1. These explanatory notes relate to the Carers and Disabled Children Bill as introduced in the House of Commons on 15 December 1999. They have been provided by the Department of Health in consultation with the Office of the Secretary of State for Wales, with the consent of the Member of Parliament in charge of the Bill, Mr Tom Pendry. The purpose of the explanatory notes is to assist the reader of the Bill and to help inform debate upon it. They do not form part of the Bill and have not been endorsed by Parliament.

2. The notes need to be read in conjunction with the Bill. They are not, and are not meant to be, a comprehensive description of the Bill. So where a clause, or part of a clause, does not seem to require any explanation or comment, none is given.

3. This Bill extends to England and Wales only.

SUMMARY AND BACKGROUND

4. Carers look after those who are in need of additional care, assistance or support perhaps because of long-term illness or problems associated with disability. Great Britain has an estimated 5.7 million carers and one in six households - 17 per cent - contains a carer. Of the estimated 5.7 million carers, 1.7 million devote at least 20 hours a week to caring. Of those, 855,000 care for 50 hours or more. Most caring is based on close personal relationships.

5. This Bill enables local authorities to offer carers support. On 10 June 1998 the Prime Minister announced a review of measures to help carers as part of a National Strategy for Carers. The objective of the Strategy was to bring together a range of initiatives designed to address carers' concerns and give them support.

6. The Carers National Strategy document "Caring about Carers", published on 8 February 1999 highlighted the need for legislation to enable local authorities to provide services direct to carers.

7. Since 1996 when the Carers (Recognition and Services) Act 1995 came into force, carers who provide or intend to provide a substantial amount of care on a regular basis have been entitled on request (at the time the person they care for is assessed for community care services) to an assessment of their ability to care and to continue caring. The results of this assessment are taken into account when decisions are made about the type and level of community care services to be provided to the person cared for. The assessment under the 1995 Act is of the carer's ability to provide care and of his or her ability to sustain the care that he or she has been providing. However, that assessment does not give local authorities the power to offer carers services to support them in their caring role.

8. The Bill makes four principal changes to the law with the objective of enabling local authorities to offer new support to carers to help them to maintain their own health and well being.
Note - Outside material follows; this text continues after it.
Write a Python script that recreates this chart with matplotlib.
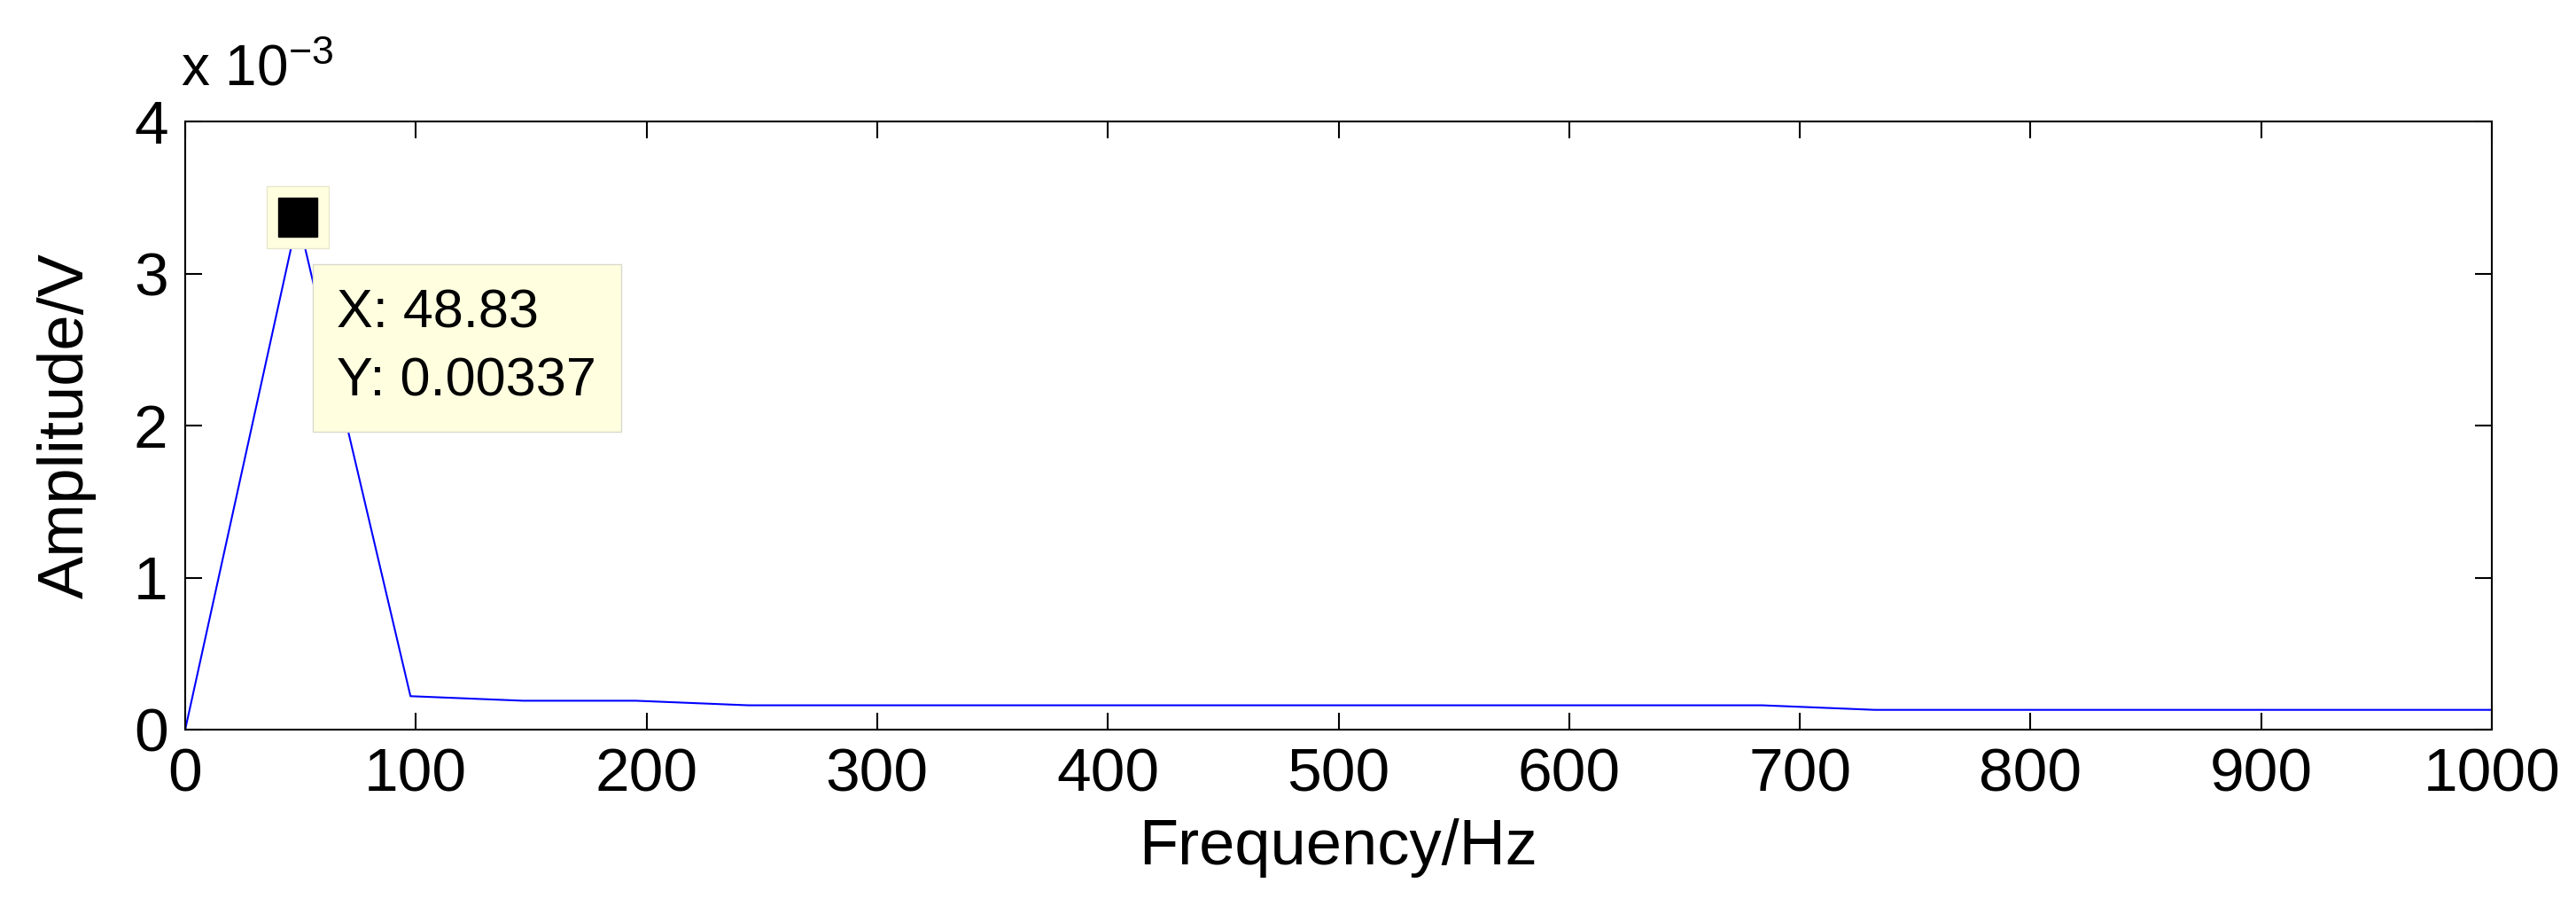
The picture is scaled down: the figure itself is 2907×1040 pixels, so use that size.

9. First, the Bill gives local authorities the power to supply certain services - services which help the carer care for the person cared for - direct to carers following assessment. This change will involve a new right to a carer's assessment which, in particular, will enable a local authority to carry out an assessment in circumstances where the person cared for has refused an assessment for, or the provision of, community care services.

10. Secondly, the Bill empowers local authorities to make direct payments to carers (including 16 and 17 year old carers) for the services that meet their own assessed needs, to parent carers of disabled children for services for those children and to 16 and 17 year old disabled children for services that meet their own assessed needs.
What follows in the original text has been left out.